Data extract

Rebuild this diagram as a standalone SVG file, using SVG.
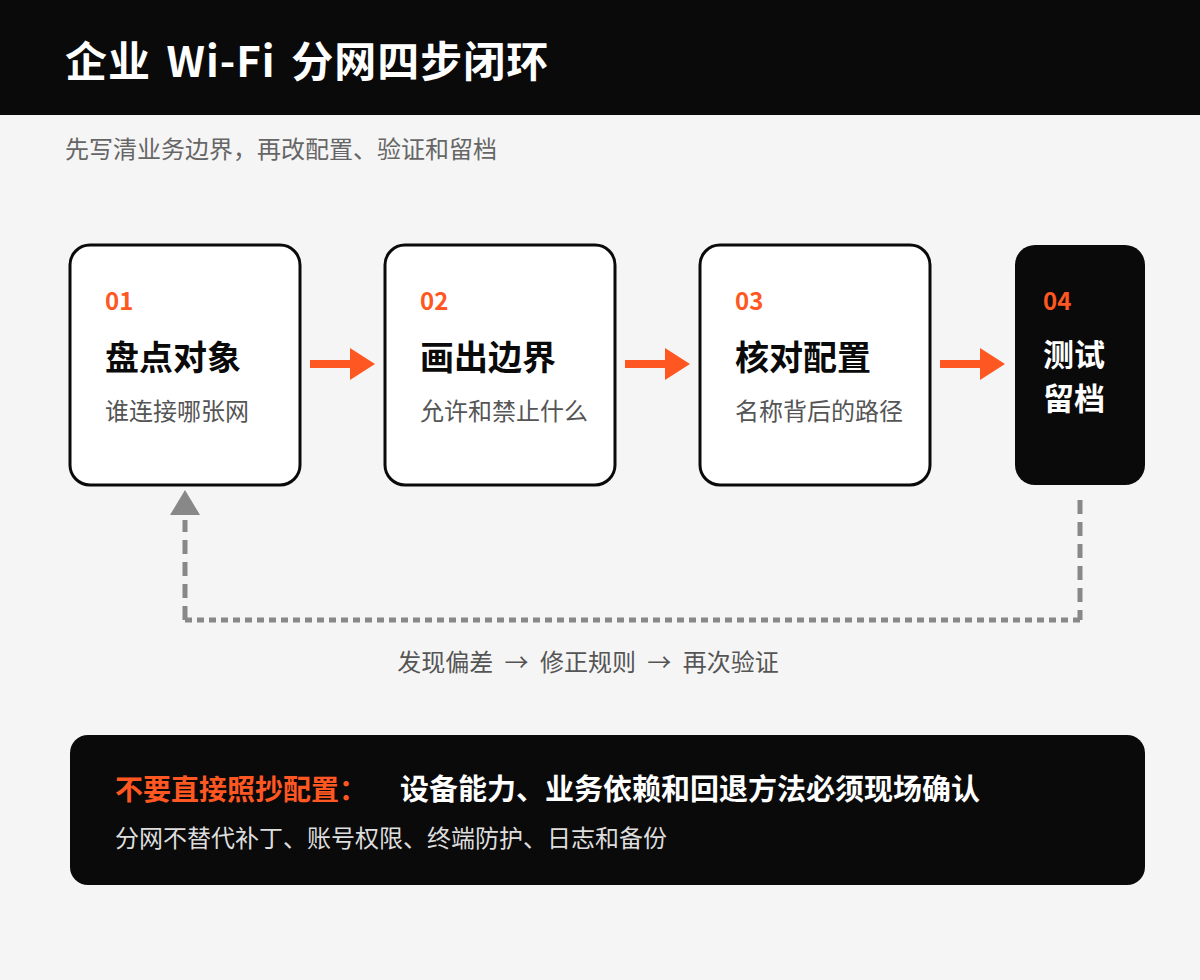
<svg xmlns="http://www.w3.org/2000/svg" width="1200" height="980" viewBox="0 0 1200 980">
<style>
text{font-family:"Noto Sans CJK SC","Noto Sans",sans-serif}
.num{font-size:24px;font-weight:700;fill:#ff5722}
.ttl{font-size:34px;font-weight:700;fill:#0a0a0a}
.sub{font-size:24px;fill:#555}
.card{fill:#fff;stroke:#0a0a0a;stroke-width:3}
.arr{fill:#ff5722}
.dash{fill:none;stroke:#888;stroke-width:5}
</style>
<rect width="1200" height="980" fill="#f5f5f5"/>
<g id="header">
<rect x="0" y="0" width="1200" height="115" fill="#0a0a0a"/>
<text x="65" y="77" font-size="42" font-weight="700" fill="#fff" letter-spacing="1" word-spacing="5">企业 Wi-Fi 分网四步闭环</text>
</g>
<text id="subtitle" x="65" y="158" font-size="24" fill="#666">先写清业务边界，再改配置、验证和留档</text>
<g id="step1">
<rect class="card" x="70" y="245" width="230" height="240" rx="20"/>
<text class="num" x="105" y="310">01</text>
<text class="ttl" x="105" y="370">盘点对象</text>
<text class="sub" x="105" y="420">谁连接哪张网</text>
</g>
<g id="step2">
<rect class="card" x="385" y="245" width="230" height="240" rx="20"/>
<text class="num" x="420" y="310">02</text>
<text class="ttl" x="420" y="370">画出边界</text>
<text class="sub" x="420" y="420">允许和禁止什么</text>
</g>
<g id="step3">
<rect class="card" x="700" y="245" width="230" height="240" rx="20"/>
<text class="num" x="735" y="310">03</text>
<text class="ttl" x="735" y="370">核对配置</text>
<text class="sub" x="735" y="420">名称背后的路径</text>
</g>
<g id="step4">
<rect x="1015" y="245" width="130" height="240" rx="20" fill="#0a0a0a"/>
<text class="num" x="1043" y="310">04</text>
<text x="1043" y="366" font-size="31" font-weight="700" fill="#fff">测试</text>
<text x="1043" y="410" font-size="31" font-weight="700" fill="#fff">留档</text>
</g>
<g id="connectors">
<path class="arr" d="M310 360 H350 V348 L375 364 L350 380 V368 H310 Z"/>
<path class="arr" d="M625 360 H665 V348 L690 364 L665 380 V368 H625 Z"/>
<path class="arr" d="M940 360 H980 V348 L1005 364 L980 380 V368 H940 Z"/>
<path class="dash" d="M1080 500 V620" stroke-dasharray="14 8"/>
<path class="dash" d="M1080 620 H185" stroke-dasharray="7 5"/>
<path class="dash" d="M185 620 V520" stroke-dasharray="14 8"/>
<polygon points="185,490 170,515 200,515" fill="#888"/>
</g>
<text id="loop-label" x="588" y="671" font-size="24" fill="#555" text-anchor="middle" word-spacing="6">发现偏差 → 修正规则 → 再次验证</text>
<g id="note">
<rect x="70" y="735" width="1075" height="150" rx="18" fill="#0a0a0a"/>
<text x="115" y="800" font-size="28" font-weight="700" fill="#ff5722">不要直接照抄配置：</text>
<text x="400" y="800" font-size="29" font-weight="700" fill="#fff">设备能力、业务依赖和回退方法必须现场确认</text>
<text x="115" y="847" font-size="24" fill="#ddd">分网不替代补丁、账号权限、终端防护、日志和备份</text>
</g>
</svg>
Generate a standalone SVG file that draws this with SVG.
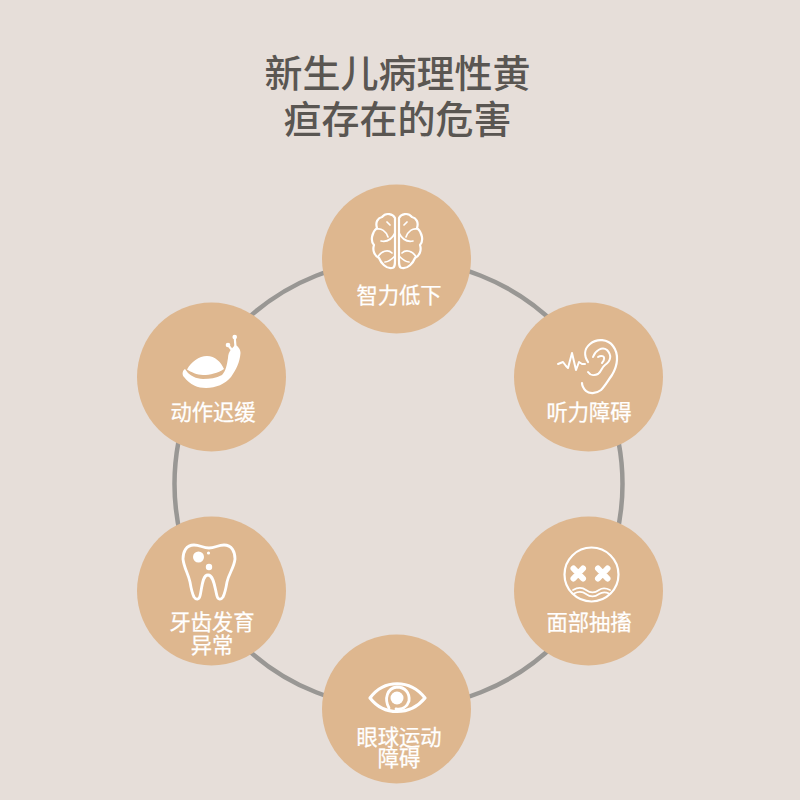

What the exercise asks
All records above are to be printed exactly, minus the pictures they contain.

Response for this exercise
Rebuild this diagram as a standalone SVG file, using SVG.
<svg xmlns="http://www.w3.org/2000/svg" width="1200" height="980" viewBox="0 0 1200 980">
<style>
text{font-family:"Noto Sans CJK SC","Noto Sans",sans-serif}
.num{font-size:24px;font-weight:700;fill:#ff5722}
.ttl{font-size:34px;font-weight:700;fill:#0a0a0a}
.sub{font-size:24px;fill:#555}
.card{fill:#fff;stroke:#0a0a0a;stroke-width:3}
.arr{fill:#ff5722}
.dash{fill:none;stroke:#888;stroke-width:5}
</style>
<rect width="1200" height="980" fill="#f5f5f5"/>
<g id="header">
<rect x="0" y="0" width="1200" height="115" fill="#0a0a0a"/>
<text x="65" y="77" font-size="42" font-weight="700" fill="#fff" letter-spacing="1" word-spacing="5">企业 Wi-Fi 分网四步闭环</text>
</g>
<text id="subtitle" x="65" y="158" font-size="24" fill="#666">先写清业务边界，再改配置、验证和留档</text>
<g id="step1">
<rect class="card" x="70" y="245" width="230" height="240" rx="20"/>
<text class="num" x="105" y="310">01</text>
<text class="ttl" x="105" y="370">盘点对象</text>
<text class="sub" x="105" y="420">谁连接哪张网</text>
</g>
<g id="step2">
<rect class="card" x="385" y="245" width="230" height="240" rx="20"/>
<text class="num" x="420" y="310">02</text>
<text class="ttl" x="420" y="370">画出边界</text>
<text class="sub" x="420" y="420">允许和禁止什么</text>
</g>
<g id="step3">
<rect class="card" x="700" y="245" width="230" height="240" rx="20"/>
<text class="num" x="735" y="310">03</text>
<text class="ttl" x="735" y="370">核对配置</text>
<text class="sub" x="735" y="420">名称背后的路径</text>
</g>
<g id="step4">
<rect x="1015" y="245" width="130" height="240" rx="20" fill="#0a0a0a"/>
<text class="num" x="1043" y="310">04</text>
<text x="1043" y="366" font-size="31" font-weight="700" fill="#fff">测试</text>
<text x="1043" y="410" font-size="31" font-weight="700" fill="#fff">留档</text>
</g>
<g id="connectors">
<path class="arr" d="M310 360 H350 V348 L375 364 L350 380 V368 H310 Z"/>
<path class="arr" d="M625 360 H665 V348 L690 364 L665 380 V368 H625 Z"/>
<path class="arr" d="M940 360 H980 V348 L1005 364 L980 380 V368 H940 Z"/>
<path class="dash" d="M1080 500 V620" stroke-dasharray="14 8"/>
<path class="dash" d="M1080 620 H185" stroke-dasharray="7 5"/>
<path class="dash" d="M185 620 V520" stroke-dasharray="14 8"/>
<polygon points="185,490 170,515 200,515" fill="#888"/>
</g>
<text id="loop-label" x="588" y="671" font-size="24" fill="#555" text-anchor="middle" word-spacing="6">发现偏差 → 修正规则 → 再次验证</text>
<g id="note">
<rect x="70" y="735" width="1075" height="150" rx="18" fill="#0a0a0a"/>
<text x="115" y="800" font-size="28" font-weight="700" fill="#ff5722">不要直接照抄配置：</text>
<text x="400" y="800" font-size="29" font-weight="700" fill="#fff">设备能力、业务依赖和回退方法必须现场确认</text>
<text x="115" y="847" font-size="24" fill="#ddd">分网不替代补丁、账号权限、终端防护、日志和备份</text>
</g>
</svg>
Generate a standalone SVG file that draws this with SVG.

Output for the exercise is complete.